Michael Birnbaum KC, who, with Campbell’s lawyer, Glyn Maddocks KC, has been representing him for nearly 25 years, and John Price KC for the Crown, will continue their submissions at the Royal Courts of Justice in The Strand today. The Crown is contesting the appeal.

Yesterday the court heard from Birnbaum that Campbell was greatly disadvantaged during the 1991 police investigation into the crime because his disabilities were not realised.

He said: “Oliver was simply unable to do justice to himself. These days special measures would be made to support Oliver during a trial but none of that was available in 1991.

“He might well have appeared to be a liar when he was simply a mentally challenged young man and unable to cope with the pressure of appearing in the most famous court in the land, Court 1 at the Old Bailey.”

Birnbaum said there were ample grounds to find Campbell’s conviction unsafe, with current legal standards more favourable to defendants than in 1991.

He continued: “Therefore there is ample basis upon which we can find the conviction unsafe without entering into the controversy over whether Oliver is guilty.

“Campbell’s admissions to police were nonsense and inconsistent.  He was interviewed at Plaistow police station by an officer who was ‘ignorant of the true facts of the case’ and, in a bid to get him to confess, officers insinuated to him that killing Mr Hoondle may have been an accident. They also suggested that Campbell’s body language was that of a guilty man, bullied and humiliated him, and talked to him off record with no recording taking place

“DC Ellison was plainly determined to get a confession that Oliver had been the gunman.”

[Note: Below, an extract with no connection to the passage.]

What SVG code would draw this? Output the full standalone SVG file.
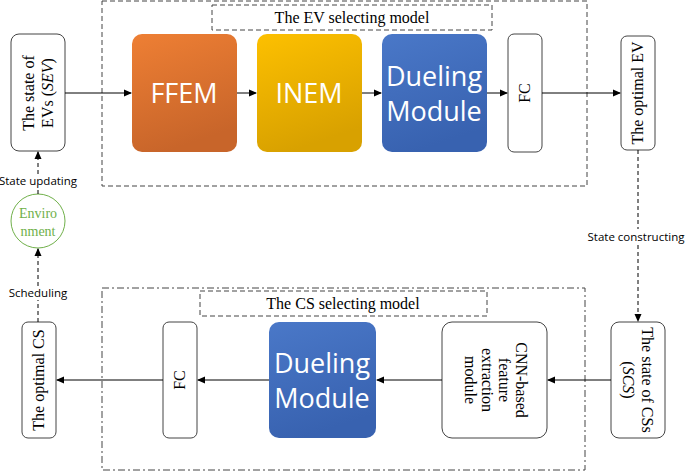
<svg xmlns="http://www.w3.org/2000/svg" width="685" height="474" viewBox="0 0 685 474">
<defs>
<linearGradient id="gO" x1="0" y1="0" x2="0.3" y2="1"><stop offset="0" stop-color="#ee7f34"/><stop offset="1" stop-color="#c8652a"/></linearGradient>
<linearGradient id="gY" x1="0" y1="0" x2="0.3" y2="1"><stop offset="0" stop-color="#fdc000"/><stop offset="1" stop-color="#d8a100"/></linearGradient>
<linearGradient id="gB" x1="0" y1="0" x2="0.3" y2="1"><stop offset="0" stop-color="#4a78c8"/><stop offset="1" stop-color="#3862b0"/></linearGradient>
<marker id="ah" markerWidth="8" markerHeight="8" refX="7" refY="4" orient="auto" markerUnits="userSpaceOnUse"><path d="M0,0.5 L8,4 L0,7.5 Z" fill="#000"/></marker>
<style>
.w{fill:#fff;stroke:#444;stroke-width:1}
.t{font-family:"Liberation Serif",serif;font-size:16px;fill:#000}
.s{font-family:"Open Sans","Liberation Sans",sans-serif;font-size:11.5px;fill:#000}
.big{font-family:"Open Sans","Liberation Sans",sans-serif;font-size:27px;fill:#fff}
.c{fill:none;stroke:#000;stroke-width:1}
</style>
</defs>
<rect x="102" y="1" width="485" height="185" fill="none" stroke="#444" stroke-dasharray="5,3"/>
<rect x="212" y="5" width="280" height="25" fill="none" stroke="#444" stroke-dasharray="5,3"/>
<text class="t" x="352" y="23" text-anchor="middle">The EV selecting model</text>
<rect x="102" y="288" width="483" height="182" fill="none" stroke="#444" stroke-dasharray="7,3,2,3"/>
<rect x="200" y="291" width="287" height="25" fill="none" stroke="#444" stroke-dasharray="5,3"/>
<text class="t" x="343" y="309" text-anchor="middle">The CS selecting model</text>
<g id="sev"><rect class="w" x="11" y="34" width="54" height="117" rx="8"/><text class="t" transform="translate(38,93) rotate(-90)" text-anchor="middle"><tspan x="0" y="-4">The state of</tspan><tspan x="0" y="15">EVs (<tspan font-style="italic">SEV</tspan>)</tspan></text></g>
<g id="ffem"><rect x="132" y="34" width="105" height="118" rx="10" fill="url(#gO)"/><text class="big" x="184" y="103" text-anchor="middle">FFEM</text></g>
<g id="inem"><rect x="257" y="34" width="105" height="118" rx="10" fill="url(#gY)"/><text class="big" x="309" y="103" text-anchor="middle">INEM</text></g>
<g id="duel1"><rect x="382" y="34" width="105" height="118" rx="10" fill="url(#gB)"/><text class="big" x="434" y="86" text-anchor="middle">Dueling</text><text class="big" x="434" y="121" text-anchor="middle">Module</text></g>
<g id="fc1"><rect class="w" x="508" y="34" width="34" height="118" rx="6"/><text class="t" transform="translate(530,93) rotate(-90)" text-anchor="middle">FC</text></g>
<g id="optev"><rect class="w" x="621" y="36" width="34" height="114" rx="6"/><text class="t" transform="translate(643,93) rotate(-90)" text-anchor="middle">The optimal EV</text></g>
<g id="env"><circle cx="38" cy="221" r="27" fill="#fff" stroke="#70b04a"/><text class="t" x="38" y="218" text-anchor="middle" style="fill:#70b04a;font-size:14px">Enviro</text><text class="t" x="38" y="236" text-anchor="middle" style="fill:#70b04a;font-size:14px">nment</text></g>
<g id="scs"><rect class="w" x="611" y="322" width="54" height="116" rx="8"/><text class="t" transform="translate(638,380) rotate(90)" text-anchor="middle"><tspan x="0" y="-4">The state of CSs</tspan><tspan x="0" y="15">(<tspan font-style="italic">SCS</tspan>)</tspan></text></g>
<g id="cnn"><rect class="w" x="442" y="322" width="105" height="116" rx="10"/><text class="t" transform="translate(494,380) rotate(90)" text-anchor="middle"><tspan x="0" y="-22">CNN-based</tspan><tspan x="0" y="-5">feature</tspan><tspan x="0" y="12">extraction</tspan><tspan x="0" y="29">module</tspan></text></g>
<g id="duel2"><rect x="269" y="322" width="107" height="116" rx="10" fill="url(#gB)"/><text class="big" x="322" y="373" text-anchor="middle">Dueling</text><text class="big" x="322" y="408" text-anchor="middle">Module</text></g>
<g id="fc2"><rect class="w" x="163" y="322" width="34" height="116" rx="6"/><text class="t" transform="translate(185,380) rotate(-90)" text-anchor="middle">FC</text></g>
<g id="optcs"><rect class="w" x="22" y="322" width="34" height="116" rx="6"/><text class="t" transform="translate(44,380) rotate(-90)" text-anchor="middle">The optimal CS</text></g>
<g id="connectors">
<line class="c" x1="65" y1="93" x2="131" y2="93" marker-end="url(#ah)"/>
<line class="c" x1="237" y1="93" x2="256" y2="93" marker-end="url(#ah)"/>
<line class="c" x1="362" y1="93" x2="381" y2="93" marker-end="url(#ah)"/>
<line class="c" x1="487" y1="93" x2="507" y2="93" marker-end="url(#ah)"/>
<line class="c" x1="542" y1="93" x2="620" y2="93" marker-end="url(#ah)"/>
<line class="c" x1="638" y1="150" x2="638" y2="229" stroke-dasharray="4,3"/>
<line class="c" x1="638" y1="245" x2="638" y2="321" stroke-dasharray="4,3" marker-end="url(#ah)"/>
<text class="s" x="636" y="241" text-anchor="middle">State constructing</text>
<line class="c" x1="611" y1="380" x2="548" y2="380" marker-end="url(#ah)"/>
<line class="c" x1="442" y1="380" x2="377" y2="380" marker-end="url(#ah)"/>
<line class="c" x1="269" y1="380" x2="198" y2="380" marker-end="url(#ah)"/>
<line class="c" x1="163" y1="380" x2="57" y2="380" marker-end="url(#ah)"/>
<line class="c" x1="38" y1="194" x2="38" y2="188" stroke-dasharray="4,3"/>
<line class="c" x1="38" y1="174" x2="38" y2="152" stroke-dasharray="4,3" marker-end="url(#ah)"/>
<text class="s" x="38" y="185" text-anchor="middle">State updating</text>
<line class="c" x1="38" y1="322" x2="38" y2="300" stroke-dasharray="4,3"/>
<line class="c" x1="38" y1="286" x2="38" y2="249" stroke-dasharray="4,3" marker-end="url(#ah)"/>
<text class="s" x="38" y="297" text-anchor="middle">Scheduling</text>
</g>
</svg>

Oliver Campbell and his supporters are determined in their efforts to clear his name

The packed court was played excerpts of audio recordings of Campbell’s police interviews.

“It is a disgraceful series of interviews that no police officer these days would dream of conducting.” 

None of the fingerprints found at the crime scene were Campbell’s and standing at six foot three inches, he is considerably taller than the pair of robbers who were seen fleeing the scene.

The court heard yesterday that an appeal brought in 1995 to overturn Campbell’s conviction failed. However a 2001 edition of the BBC Rough Justice programme called If the Cap Fits examined the case in detail, concluding that Campbell could not have committed the murder.

But in 2005 the Criminal Cases Review Commission (CCRC), the miscarriage of justice watchdog, rejected an application to refer the case to the Court of Appeal. 

Campbell’s breakthrough came four years ago, following an intervention by Campbell’s Ipswich MP, Sandy Martin, who raised the case at a Westminster Hall debate at a meeting of the All-Party Parliamentary Group on Miscarriages of Justice. The CCRC then reviewed its previous decision and in November 2022 referred the case to the Court of Appeal in November 2022.

The initial appeal hearing, held on 11 October 2022, was covered by The Voice.

In court yesterday, Birnbaum said: “Like the case of Malkinson, Oliver’s case comes after first being dismissed. This is not a case where the Commission can be criticised for failing to make enquiries. It actively sought out evidence. Sadly, it drew the wrong conclusion twenty years ago.”

Glyn Maddocks KC, who has campaigned for Campbell in his fight for justice for over 24 years, said:  “Oliver Campbell suffered and continues to suffer a significant miscarriage of justice and we all hope that his appeal is successful.”

Lord Justice Holroyde, Mrs Justice Stacey and Mr Justice Bourne are expected to give their judgement at a later date.